[begin INFORMATION SHOWN]

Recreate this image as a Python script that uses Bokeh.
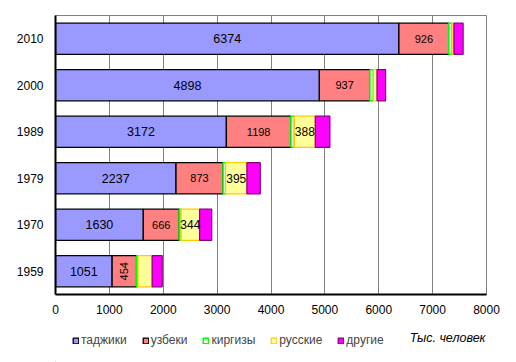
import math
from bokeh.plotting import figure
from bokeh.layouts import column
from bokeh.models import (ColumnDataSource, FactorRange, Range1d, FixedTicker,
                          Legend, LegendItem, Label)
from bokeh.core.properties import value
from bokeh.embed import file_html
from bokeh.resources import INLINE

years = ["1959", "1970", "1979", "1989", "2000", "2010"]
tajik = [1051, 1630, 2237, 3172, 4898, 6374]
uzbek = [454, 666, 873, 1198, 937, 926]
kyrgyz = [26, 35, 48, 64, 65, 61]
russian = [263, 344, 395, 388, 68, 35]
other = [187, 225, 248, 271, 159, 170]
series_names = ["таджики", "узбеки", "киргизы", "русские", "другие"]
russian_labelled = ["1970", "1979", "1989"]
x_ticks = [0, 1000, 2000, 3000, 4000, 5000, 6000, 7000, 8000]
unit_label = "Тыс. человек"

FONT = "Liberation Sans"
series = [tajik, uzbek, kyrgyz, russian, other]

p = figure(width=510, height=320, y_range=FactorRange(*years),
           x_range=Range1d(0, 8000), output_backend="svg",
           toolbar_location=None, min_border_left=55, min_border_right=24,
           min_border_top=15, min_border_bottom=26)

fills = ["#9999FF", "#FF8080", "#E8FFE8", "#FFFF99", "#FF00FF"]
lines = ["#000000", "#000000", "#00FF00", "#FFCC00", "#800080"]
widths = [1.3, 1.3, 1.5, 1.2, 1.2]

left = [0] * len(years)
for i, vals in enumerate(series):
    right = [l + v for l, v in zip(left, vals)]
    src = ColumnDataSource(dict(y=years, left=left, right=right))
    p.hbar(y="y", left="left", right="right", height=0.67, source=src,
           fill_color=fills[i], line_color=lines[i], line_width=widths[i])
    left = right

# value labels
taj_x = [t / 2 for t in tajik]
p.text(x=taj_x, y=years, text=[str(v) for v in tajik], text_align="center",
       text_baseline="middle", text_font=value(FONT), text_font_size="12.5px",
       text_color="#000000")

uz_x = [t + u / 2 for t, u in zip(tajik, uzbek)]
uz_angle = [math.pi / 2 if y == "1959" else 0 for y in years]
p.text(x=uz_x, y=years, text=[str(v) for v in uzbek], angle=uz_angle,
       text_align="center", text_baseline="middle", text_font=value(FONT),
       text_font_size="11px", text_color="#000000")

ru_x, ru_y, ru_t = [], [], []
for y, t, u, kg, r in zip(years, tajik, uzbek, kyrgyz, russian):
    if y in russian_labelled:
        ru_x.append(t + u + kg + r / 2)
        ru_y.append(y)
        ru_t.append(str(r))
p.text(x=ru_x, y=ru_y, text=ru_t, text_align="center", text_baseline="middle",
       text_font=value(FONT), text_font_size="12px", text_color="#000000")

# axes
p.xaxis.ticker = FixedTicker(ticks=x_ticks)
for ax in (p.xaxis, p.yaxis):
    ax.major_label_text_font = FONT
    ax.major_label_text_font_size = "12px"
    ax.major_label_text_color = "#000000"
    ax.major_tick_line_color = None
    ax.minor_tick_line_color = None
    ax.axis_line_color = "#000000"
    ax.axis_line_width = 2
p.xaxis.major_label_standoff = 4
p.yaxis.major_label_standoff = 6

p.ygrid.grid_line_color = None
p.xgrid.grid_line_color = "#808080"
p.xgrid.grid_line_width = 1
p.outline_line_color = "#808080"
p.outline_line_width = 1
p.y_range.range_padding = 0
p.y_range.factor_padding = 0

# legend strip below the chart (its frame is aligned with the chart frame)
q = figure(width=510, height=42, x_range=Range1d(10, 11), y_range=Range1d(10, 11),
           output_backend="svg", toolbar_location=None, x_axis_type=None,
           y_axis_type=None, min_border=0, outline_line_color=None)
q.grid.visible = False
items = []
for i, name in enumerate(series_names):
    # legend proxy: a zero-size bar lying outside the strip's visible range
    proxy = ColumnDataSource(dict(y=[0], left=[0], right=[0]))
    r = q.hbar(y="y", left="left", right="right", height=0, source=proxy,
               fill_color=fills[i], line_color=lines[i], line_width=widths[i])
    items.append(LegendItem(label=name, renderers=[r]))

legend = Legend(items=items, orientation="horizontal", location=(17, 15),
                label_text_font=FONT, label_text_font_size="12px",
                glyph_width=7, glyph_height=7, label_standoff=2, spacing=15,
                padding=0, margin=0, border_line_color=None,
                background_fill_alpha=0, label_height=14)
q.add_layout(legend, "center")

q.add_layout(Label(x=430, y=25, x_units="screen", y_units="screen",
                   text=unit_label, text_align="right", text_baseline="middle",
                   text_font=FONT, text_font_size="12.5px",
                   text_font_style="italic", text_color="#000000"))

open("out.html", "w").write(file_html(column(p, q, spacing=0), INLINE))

[end INFORMATION SHOWN]

Print out the whole of the material word for word, without pictures.

Recreate this image as a Python script that uses Bokeh.
import math
from bokeh.plotting import figure
from bokeh.layouts import column
from bokeh.models import (ColumnDataSource, FactorRange, Range1d, FixedTicker,
                          Legend, LegendItem, Label)
from bokeh.core.properties import value
from bokeh.embed import file_html
from bokeh.resources import INLINE

years = ["1959", "1970", "1979", "1989", "2000", "2010"]
tajik = [1051, 1630, 2237, 3172, 4898, 6374]
uzbek = [454, 666, 873, 1198, 937, 926]
kyrgyz = [26, 35, 48, 64, 65, 61]
russian = [263, 344, 395, 388, 68, 35]
other = [187, 225, 248, 271, 159, 170]
series_names = ["таджики", "узбеки", "киргизы", "русские", "другие"]
russian_labelled = ["1970", "1979", "1989"]
x_ticks = [0, 1000, 2000, 3000, 4000, 5000, 6000, 7000, 8000]
unit_label = "Тыс. человек"

FONT = "Liberation Sans"
series = [tajik, uzbek, kyrgyz, russian, other]

p = figure(width=510, height=320, y_range=FactorRange(*years),
           x_range=Range1d(0, 8000), output_backend="svg",
           toolbar_location=None, min_border_left=55, min_border_right=24,
           min_border_top=15, min_border_bottom=26)

fills = ["#9999FF", "#FF8080", "#E8FFE8", "#FFFF99", "#FF00FF"]
lines = ["#000000", "#000000", "#00FF00", "#FFCC00", "#800080"]
widths = [1.3, 1.3, 1.5, 1.2, 1.2]

left = [0] * len(years)
for i, vals in enumerate(series):
    right = [l + v for l, v in zip(left, vals)]
    src = ColumnDataSource(dict(y=years, left=left, right=right))
    p.hbar(y="y", left="left", right="right", height=0.67, source=src,
           fill_color=fills[i], line_color=lines[i], line_width=widths[i])
    left = right

# value labels
taj_x = [t / 2 for t in tajik]
p.text(x=taj_x, y=years, text=[str(v) for v in tajik], text_align="center",
       text_baseline="middle", text_font=value(FONT), text_font_size="12.5px",
       text_color="#000000")

uz_x = [t + u / 2 for t, u in zip(tajik, uzbek)]
uz_angle = [math.pi / 2 if y == "1959" else 0 for y in years]
p.text(x=uz_x, y=years, text=[str(v) for v in uzbek], angle=uz_angle,
       text_align="center", text_baseline="middle", text_font=value(FONT),
       text_font_size="11px", text_color="#000000")

ru_x, ru_y, ru_t = [], [], []
for y, t, u, kg, r in zip(years, tajik, uzbek, kyrgyz, russian):
    if y in russian_labelled:
        ru_x.append(t + u + kg + r / 2)
        ru_y.append(y)
        ru_t.append(str(r))
p.text(x=ru_x, y=ru_y, text=ru_t, text_align="center", text_baseline="middle",
       text_font=value(FONT), text_font_size="12px", text_color="#000000")

# axes
p.xaxis.ticker = FixedTicker(ticks=x_ticks)
for ax in (p.xaxis, p.yaxis):
    ax.major_label_text_font = FONT
    ax.major_label_text_font_size = "12px"
    ax.major_label_text_color = "#000000"
    ax.major_tick_line_color = None
    ax.minor_tick_line_color = None
    ax.axis_line_color = "#000000"
    ax.axis_line_width = 2
p.xaxis.major_label_standoff = 4
p.yaxis.major_label_standoff = 6

p.ygrid.grid_line_color = None
p.xgrid.grid_line_color = "#808080"
p.xgrid.grid_line_width = 1
p.outline_line_color = "#808080"
p.outline_line_width = 1
p.y_range.range_padding = 0
p.y_range.factor_padding = 0

# legend strip below the chart (its frame is aligned with the chart frame)
q = figure(width=510, height=42, x_range=Range1d(10, 11), y_range=Range1d(10, 11),
           output_backend="svg", toolbar_location=None, x_axis_type=None,
           y_axis_type=None, min_border=0, outline_line_color=None)
q.grid.visible = False
items = []
for i, name in enumerate(series_names):
    # legend proxy: a zero-size bar lying outside the strip's visible range
    proxy = ColumnDataSource(dict(y=[0], left=[0], right=[0]))
    r = q.hbar(y="y", left="left", right="right", height=0, source=proxy,
               fill_color=fills[i], line_color=lines[i], line_width=widths[i])
    items.append(LegendItem(label=name, renderers=[r]))

legend = Legend(items=items, orientation="horizontal", location=(17, 15),
                label_text_font=FONT, label_text_font_size="12px",
                glyph_width=7, glyph_height=7, label_standoff=2, spacing=15,
                padding=0, margin=0, border_line_color=None,
                background_fill_alpha=0, label_height=14)
q.add_layout(legend, "center")

q.add_layout(Label(x=430, y=25, x_units="screen", y_units="screen",
                   text=unit_label, text_align="right", text_baseline="middle",
                   text_font=FONT, text_font_size="12.5px",
                   text_font_style="italic", text_color="#000000"))

open("out.html", "w").write(file_html(column(p, q, spacing=0), INLINE))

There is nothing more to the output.